Tabii hizmet bekleyecekler. Yalnızca ülkem için fedakarlık yapacağım. Ama ben cebimi oraya (meclise) gitmeden önce dolduracağım. Yoksa orada çaldırtırlar bana. Meclise girdiğimde alnım ak, tertemiz olacağım. Milletvekili maaşı almak, lojmanlarda oturmak, devletin arabasını kullanmak istemiyorum.

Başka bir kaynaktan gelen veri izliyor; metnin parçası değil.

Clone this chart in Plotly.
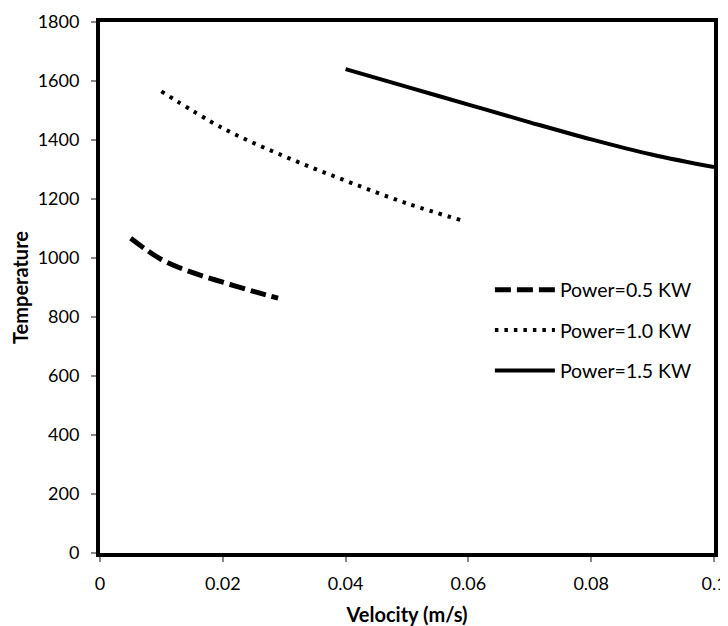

Aşiret reisleriyle, Nuri Ergin’le görüşmeye devam edecek misiniz?
Hepsiyle görüşürüm, kimseyi alakadar etmez. Bir sürü bakan da görüşüyor gayrimeşru alemiyle. Çalıp çırpmaz hizmet edersem özel hayatım kimseyi ilgilendirmez. Kamer Genç de bir sürü insanla görüşüyor. Başkaları da... Bir de benim çok önemli bir operasyonum var. Bir tarikat dosyasını, Kalkancı tarikatını ortaya çıkardım ben. Refah Partisi’nin oylarının yüzde 12’lere düşmesinin, dağılımının sebebiyim ben.
O tarihte tesettürlere girip, tarikatlara girip onların iç dünyasını ortaya çıkarıp medyaya dağıttım ben.

Neden yaptınız?
Devletim için. Milliyetçiyim diye Tarkan’ın kıçıyla uğraşanlar niye yapmadı? Kimse bir şey istemedi benden. Ben devletim haricinde istemeden kimseye hizmet vermem.

"Gayrimeşru alemi daha delikanlı oluyor..."
Bir ağa daha sizden düğün istemiş...
Evet, arayıp "Bana bunun iki mislisine ne yaparsın lo?" dedi. Kimse onu tanımıyor ki, Bedri Bey gibi... Ama adam istiyor. Bari bu sefer para kazanayım. Ha, Bedri Bey de bana Allah razı olsun Nişantaşı’nda çok şık bir ev verdi.

Ulus’ta değil miydi bu ev?
Hayır. Nişantaşı’nda... Şu köşedeki dairelerden. 100-150 bin dolarlık bir daire. Ama bu evi düğünden önce vermişti. Abilik yaptı bana. Ben şimdi Hasan Heybetli’yi arasam "Hasan Abi, zor durumdayım" desem, o da bana para yollar. Nuriş’in çok delikanlılıklarını gördüm. Arasam "Nuri Bey, bana para yollayın" desem Nuriş bana para yollar. Kürşat Yılmaz’ı arasam o da yollar. Gayrimeşru aleminden tanımadığım yok ki.

Neden hep arkadaşlarınız "gayrimeşru" adamlardan?
Daha delikanlı, güvenilir oluyorlar.